The Courier & Advertiser (Perth and Perthshire Edition)

Bombing raids in Fife and Tayside are on the map

St Andrews suffered the most deadly attack with 11 people killed and 23 injured

- HENRY GOODWIN

A new interactiv­e map painstakin­gly put together from official records has recorded all the bombs that fell on the UK in the Second World War.

It features every raid, from the first bomb to hit the mainland in the Firth of Forth on October 16 1939 to the last on March 29 1945 on the south east coast.

The most deadly attack in Courier Country was on August 6 1942 in St Andrews when 11 people were killed and 23 were injured.

The next worst was on June 2 1941 where a naval mine in Buckhaven caused eight deaths and three injuries.

The last recorded incident was a night raid on May 22 1944 in Dundee, when nobody was injured.

More than 32,000 locations are included and users can zoom in on the official record for details of deaths and casualties.

The Bombing Britain air raid map uses wartime data from the National Archives to pinpoint all the locations struck by German bombs during the war.

It is free to use and is based on 6,500 daily reports compiled by wartime intelligen­ce officers for the Ministry of Home Security and senior officials.

It was developed by Dr Laura Blomvall, a researcher from the Department of English and Related Literature at York University, whose work confirmed that the first place in Britain to be bombed was the Firth of Forth.

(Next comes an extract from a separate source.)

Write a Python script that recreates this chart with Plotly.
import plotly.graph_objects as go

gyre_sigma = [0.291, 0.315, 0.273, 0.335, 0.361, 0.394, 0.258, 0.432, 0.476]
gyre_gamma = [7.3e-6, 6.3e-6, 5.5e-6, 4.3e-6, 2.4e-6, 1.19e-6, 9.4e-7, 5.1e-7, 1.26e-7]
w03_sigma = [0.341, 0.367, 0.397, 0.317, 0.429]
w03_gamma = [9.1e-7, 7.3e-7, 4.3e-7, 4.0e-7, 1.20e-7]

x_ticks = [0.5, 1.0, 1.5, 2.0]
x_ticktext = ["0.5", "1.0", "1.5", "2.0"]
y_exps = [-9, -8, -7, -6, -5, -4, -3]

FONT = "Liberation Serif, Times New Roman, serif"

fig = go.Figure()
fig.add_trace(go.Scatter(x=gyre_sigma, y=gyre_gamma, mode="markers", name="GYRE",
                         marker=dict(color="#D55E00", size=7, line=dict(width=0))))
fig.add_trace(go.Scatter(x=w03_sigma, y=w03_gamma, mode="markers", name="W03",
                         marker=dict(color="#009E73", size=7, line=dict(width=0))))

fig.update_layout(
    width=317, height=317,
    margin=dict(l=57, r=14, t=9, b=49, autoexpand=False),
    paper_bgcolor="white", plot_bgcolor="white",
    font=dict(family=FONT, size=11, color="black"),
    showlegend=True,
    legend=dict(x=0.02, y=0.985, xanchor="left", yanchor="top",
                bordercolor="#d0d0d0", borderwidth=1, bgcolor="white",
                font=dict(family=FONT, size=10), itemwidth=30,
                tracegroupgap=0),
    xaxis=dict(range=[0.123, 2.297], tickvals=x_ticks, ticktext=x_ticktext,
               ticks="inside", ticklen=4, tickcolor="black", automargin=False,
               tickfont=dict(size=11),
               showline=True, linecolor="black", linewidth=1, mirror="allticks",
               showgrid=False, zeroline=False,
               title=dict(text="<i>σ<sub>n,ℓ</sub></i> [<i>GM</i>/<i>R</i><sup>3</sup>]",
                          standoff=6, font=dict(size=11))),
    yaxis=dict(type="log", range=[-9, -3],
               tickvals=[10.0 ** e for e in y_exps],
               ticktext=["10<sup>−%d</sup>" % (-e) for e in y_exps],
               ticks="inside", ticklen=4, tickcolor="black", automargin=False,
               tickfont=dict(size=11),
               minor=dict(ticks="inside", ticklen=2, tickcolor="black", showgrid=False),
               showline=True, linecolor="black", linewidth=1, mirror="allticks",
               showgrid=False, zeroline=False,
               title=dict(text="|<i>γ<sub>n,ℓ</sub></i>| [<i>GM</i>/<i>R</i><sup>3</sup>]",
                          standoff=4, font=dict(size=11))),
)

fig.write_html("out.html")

Dr Blomvall said: “This map offers an astonishin­g insight into the extent and scale of total war.

“Bombing Britain allows us to visualise how bomb strikes affected the entire country – not just London and the South East – as bombs were dropped from the Orkney Islands to Coventry, from Liverpool to the Scilly Isles and from Dover to Swansea.

“This unique research project shows how war was ‘no longer confined to the battlefiel­d’.

“The normalisat­ion of aerial warfare turned mainland Britain into a violent battlefiel­d, and the term ‘home front’ was no longer figurative.”

Some 30,000 tonnes of bombs were dropped on the UK during the Blitz – killing more than 40,000 people – which began on September 7 1940 when London was bombed 57 nights in a row.